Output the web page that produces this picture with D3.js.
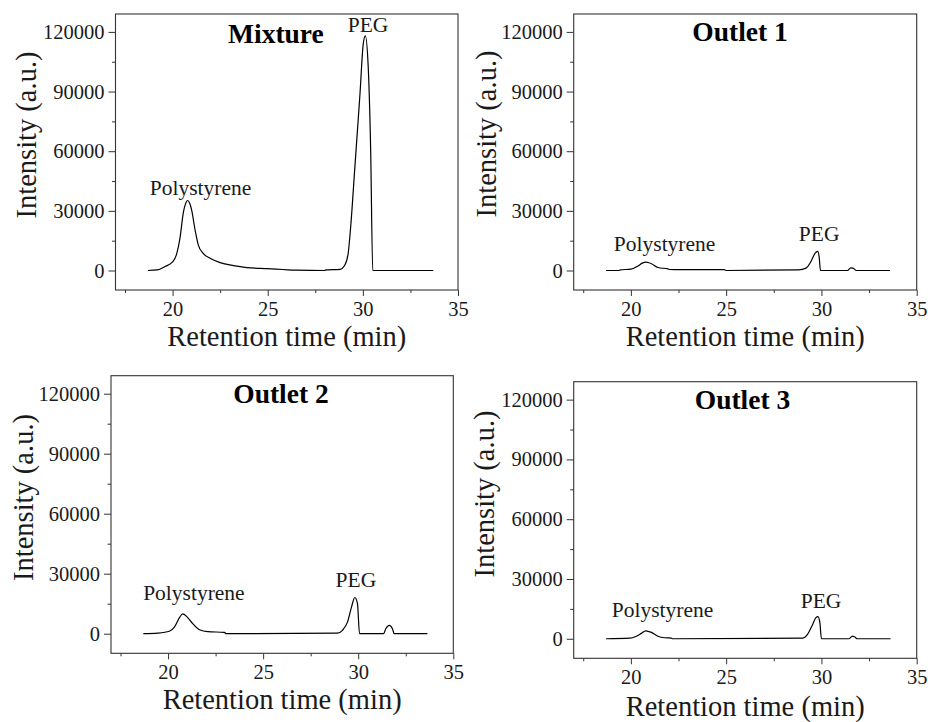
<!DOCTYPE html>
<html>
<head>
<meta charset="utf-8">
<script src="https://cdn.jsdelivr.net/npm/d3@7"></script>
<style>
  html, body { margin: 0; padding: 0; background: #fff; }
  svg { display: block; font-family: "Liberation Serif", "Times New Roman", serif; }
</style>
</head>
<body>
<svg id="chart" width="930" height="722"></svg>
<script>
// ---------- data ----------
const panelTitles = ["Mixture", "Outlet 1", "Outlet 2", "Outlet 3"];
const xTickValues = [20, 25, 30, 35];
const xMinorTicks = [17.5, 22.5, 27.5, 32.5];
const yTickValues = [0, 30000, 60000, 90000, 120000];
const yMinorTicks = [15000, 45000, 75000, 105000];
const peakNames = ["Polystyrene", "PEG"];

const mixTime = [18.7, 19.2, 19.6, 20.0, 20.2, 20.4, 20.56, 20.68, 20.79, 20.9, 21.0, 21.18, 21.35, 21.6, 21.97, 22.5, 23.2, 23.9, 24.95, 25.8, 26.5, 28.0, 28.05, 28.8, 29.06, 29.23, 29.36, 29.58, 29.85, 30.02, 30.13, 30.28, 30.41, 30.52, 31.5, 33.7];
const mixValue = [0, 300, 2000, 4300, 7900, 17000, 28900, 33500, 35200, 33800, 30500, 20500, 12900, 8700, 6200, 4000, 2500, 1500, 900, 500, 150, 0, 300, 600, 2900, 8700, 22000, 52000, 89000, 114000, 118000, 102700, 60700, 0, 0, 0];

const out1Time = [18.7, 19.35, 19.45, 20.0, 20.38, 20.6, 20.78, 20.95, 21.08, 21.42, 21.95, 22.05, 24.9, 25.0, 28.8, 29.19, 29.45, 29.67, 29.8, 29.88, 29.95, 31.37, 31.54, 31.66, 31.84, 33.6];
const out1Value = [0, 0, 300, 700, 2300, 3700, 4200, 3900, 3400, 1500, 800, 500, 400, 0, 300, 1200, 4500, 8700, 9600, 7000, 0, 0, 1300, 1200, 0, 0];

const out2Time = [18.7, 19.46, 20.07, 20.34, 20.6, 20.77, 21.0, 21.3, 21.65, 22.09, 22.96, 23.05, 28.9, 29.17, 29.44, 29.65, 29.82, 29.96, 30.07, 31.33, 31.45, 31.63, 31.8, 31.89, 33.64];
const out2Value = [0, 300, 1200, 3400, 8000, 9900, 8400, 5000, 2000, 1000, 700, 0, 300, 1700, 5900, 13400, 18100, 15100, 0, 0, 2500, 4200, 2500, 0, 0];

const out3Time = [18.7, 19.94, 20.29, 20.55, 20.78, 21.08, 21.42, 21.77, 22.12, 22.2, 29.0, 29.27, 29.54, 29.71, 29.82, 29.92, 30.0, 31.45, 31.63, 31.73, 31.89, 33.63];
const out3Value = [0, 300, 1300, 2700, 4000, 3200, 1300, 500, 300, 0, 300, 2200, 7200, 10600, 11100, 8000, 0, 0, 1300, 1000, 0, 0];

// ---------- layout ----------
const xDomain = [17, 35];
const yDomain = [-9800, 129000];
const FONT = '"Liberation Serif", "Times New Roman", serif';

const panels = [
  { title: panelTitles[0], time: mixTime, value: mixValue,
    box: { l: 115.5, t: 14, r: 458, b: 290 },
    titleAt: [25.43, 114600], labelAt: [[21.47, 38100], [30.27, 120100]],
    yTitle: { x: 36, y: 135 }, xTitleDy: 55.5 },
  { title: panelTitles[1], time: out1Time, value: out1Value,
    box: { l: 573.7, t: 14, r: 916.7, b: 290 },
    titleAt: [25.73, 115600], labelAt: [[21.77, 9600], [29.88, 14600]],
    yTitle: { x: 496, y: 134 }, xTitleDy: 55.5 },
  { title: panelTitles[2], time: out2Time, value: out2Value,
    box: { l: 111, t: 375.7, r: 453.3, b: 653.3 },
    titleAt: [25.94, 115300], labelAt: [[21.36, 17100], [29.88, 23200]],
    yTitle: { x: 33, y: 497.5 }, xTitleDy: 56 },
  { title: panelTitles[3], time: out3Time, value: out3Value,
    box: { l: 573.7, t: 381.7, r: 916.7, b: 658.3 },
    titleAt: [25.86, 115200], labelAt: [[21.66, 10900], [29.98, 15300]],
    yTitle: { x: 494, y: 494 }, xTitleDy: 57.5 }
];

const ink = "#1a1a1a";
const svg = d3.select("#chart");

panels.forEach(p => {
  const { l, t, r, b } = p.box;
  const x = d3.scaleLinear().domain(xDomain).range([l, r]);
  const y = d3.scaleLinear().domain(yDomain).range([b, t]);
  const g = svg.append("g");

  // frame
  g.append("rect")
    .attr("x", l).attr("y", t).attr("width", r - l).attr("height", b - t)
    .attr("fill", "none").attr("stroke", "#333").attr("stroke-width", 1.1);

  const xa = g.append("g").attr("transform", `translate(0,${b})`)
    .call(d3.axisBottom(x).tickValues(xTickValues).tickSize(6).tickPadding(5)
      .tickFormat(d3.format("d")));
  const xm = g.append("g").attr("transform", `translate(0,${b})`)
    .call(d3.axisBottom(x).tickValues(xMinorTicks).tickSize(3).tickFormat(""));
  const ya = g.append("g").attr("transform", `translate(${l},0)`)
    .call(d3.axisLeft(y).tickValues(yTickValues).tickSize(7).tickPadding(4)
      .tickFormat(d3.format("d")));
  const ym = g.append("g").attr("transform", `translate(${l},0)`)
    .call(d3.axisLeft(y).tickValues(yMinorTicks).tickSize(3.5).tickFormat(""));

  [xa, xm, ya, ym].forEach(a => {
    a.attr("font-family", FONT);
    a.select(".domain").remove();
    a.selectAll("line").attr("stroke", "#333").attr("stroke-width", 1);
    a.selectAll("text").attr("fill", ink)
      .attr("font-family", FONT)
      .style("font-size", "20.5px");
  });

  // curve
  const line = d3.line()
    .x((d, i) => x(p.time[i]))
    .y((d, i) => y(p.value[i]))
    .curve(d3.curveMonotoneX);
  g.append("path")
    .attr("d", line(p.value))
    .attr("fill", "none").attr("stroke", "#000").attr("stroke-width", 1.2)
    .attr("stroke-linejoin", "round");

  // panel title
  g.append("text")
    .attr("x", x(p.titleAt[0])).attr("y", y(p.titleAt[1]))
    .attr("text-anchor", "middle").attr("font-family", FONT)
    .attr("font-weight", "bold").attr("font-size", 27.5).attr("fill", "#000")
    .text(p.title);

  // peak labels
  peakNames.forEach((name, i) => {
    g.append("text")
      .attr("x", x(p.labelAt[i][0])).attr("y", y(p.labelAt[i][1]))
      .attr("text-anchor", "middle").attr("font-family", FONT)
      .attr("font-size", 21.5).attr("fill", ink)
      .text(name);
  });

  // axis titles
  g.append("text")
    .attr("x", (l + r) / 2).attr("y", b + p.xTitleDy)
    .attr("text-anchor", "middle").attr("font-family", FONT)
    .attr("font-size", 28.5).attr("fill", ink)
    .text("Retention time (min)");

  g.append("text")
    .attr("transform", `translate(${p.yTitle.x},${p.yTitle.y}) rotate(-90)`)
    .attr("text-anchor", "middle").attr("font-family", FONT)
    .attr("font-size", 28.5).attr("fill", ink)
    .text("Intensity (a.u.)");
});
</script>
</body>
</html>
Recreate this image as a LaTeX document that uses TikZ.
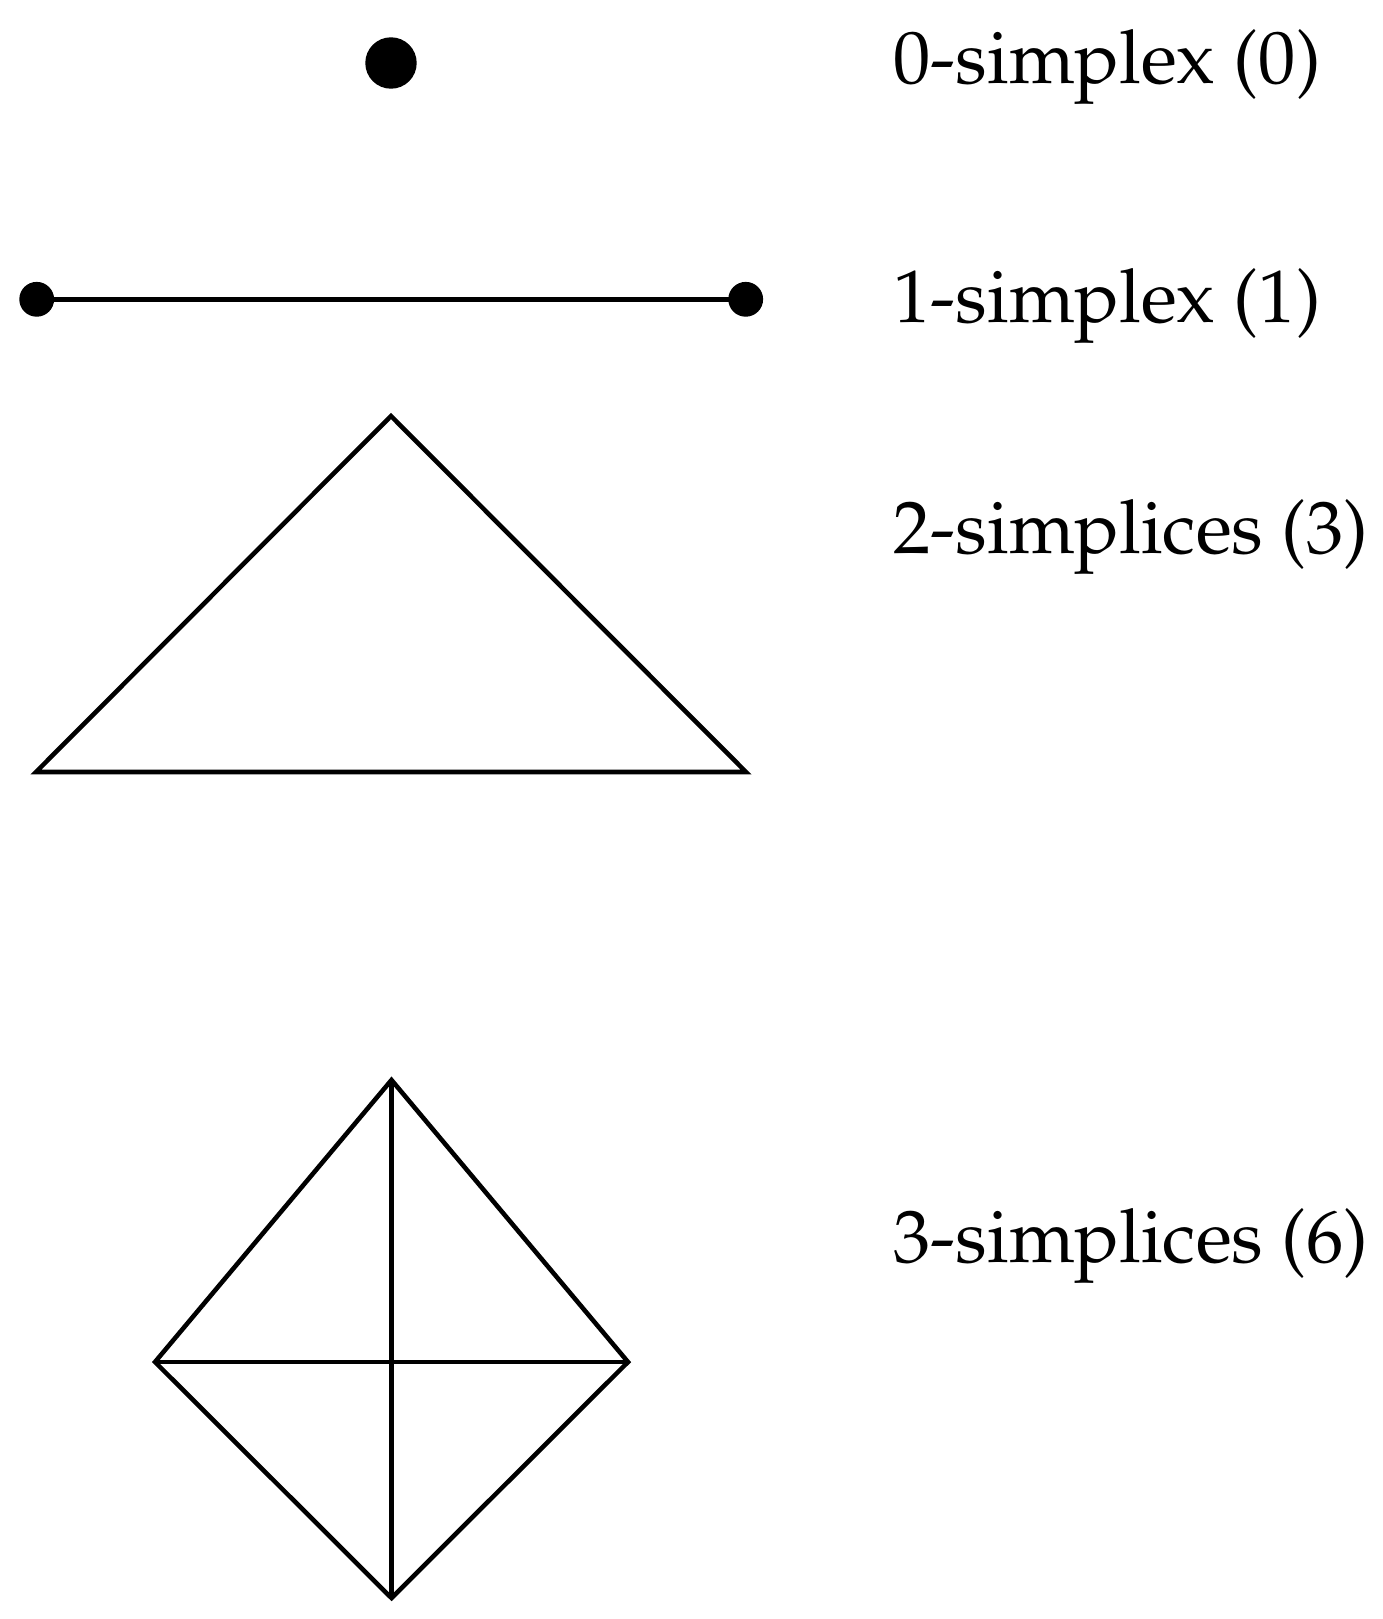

# # # # # # #

> _INSTRUCTIONS FOR THE TASK_:
Reproduce, word for word, every line from the start of the records down to and including the line with "1200, 0, 0];"; skip the pictures.

> _REPLY_:
Output the web page that produces this picture with D3.js.
<!DOCTYPE html>
<html>
<head>
<meta charset="utf-8">
<script src="https://cdn.jsdelivr.net/npm/d3@7"></script>
<style>
  html, body { margin: 0; padding: 0; background: #fff; }
  svg { display: block; font-family: "Liberation Serif", "Times New Roman", serif; }
</style>
</head>
<body>
<svg id="chart" width="930" height="722"></svg>
<script>
// ---------- data ----------
const panelTitles = ["Mixture", "Outlet 1", "Outlet 2", "Outlet 3"];
const xTickValues = [20, 25, 30, 35];
const xMinorTicks = [17.5, 22.5, 27.5, 32.5];
const yTickValues = [0, 30000, 60000, 90000, 120000];
const yMinorTicks = [15000, 45000, 75000, 105000];
const peakNames = ["Polystyrene", "PEG"];

const mixTime = [18.7, 19.2, 19.6, 20.0, 20.2, 20.4, 20.56, 20.68, 20.79, 20.9, 21.0, 21.18, 21.35, 21.6, 21.97, 22.5, 23.2, 23.9, 24.95, 25.8, 26.5, 28.0, 28.05, 28.8, 29.06, 29.23, 29.36, 29.58, 29.85, 30.02, 30.13, 30.28, 30.41, 30.52, 31.5, 33.7];
const mixValue = [0, 300, 2000, 4300, 7900, 17000, 28900, 33500, 35200, 33800, 30500, 20500, 12900, 8700, 6200, 4000, 2500, 1500, 900, 500, 150, 0, 300, 600, 2900, 8700, 22000, 52000, 89000, 114000, 118000, 102700, 60700, 0, 0, 0];

const out1Time = [18.7, 19.35, 19.45, 20.0, 20.38, 20.6, 20.78, 20.95, 21.08, 21.42, 21.95, 22.05, 24.9, 25.0, 28.8, 29.19, 29.45, 29.67, 29.8, 29.88, 29.95, 31.37, 31.54, 31.66, 31.84, 33.6];
const out1Value = [0, 0, 300, 700, 2300, 3700, 4200, 3900, 3400, 1500, 800, 500, 400, 0, 300, 1200, 4500, 8700, 9600, 7000, 0, 0, 1300, 1200, 0, 0];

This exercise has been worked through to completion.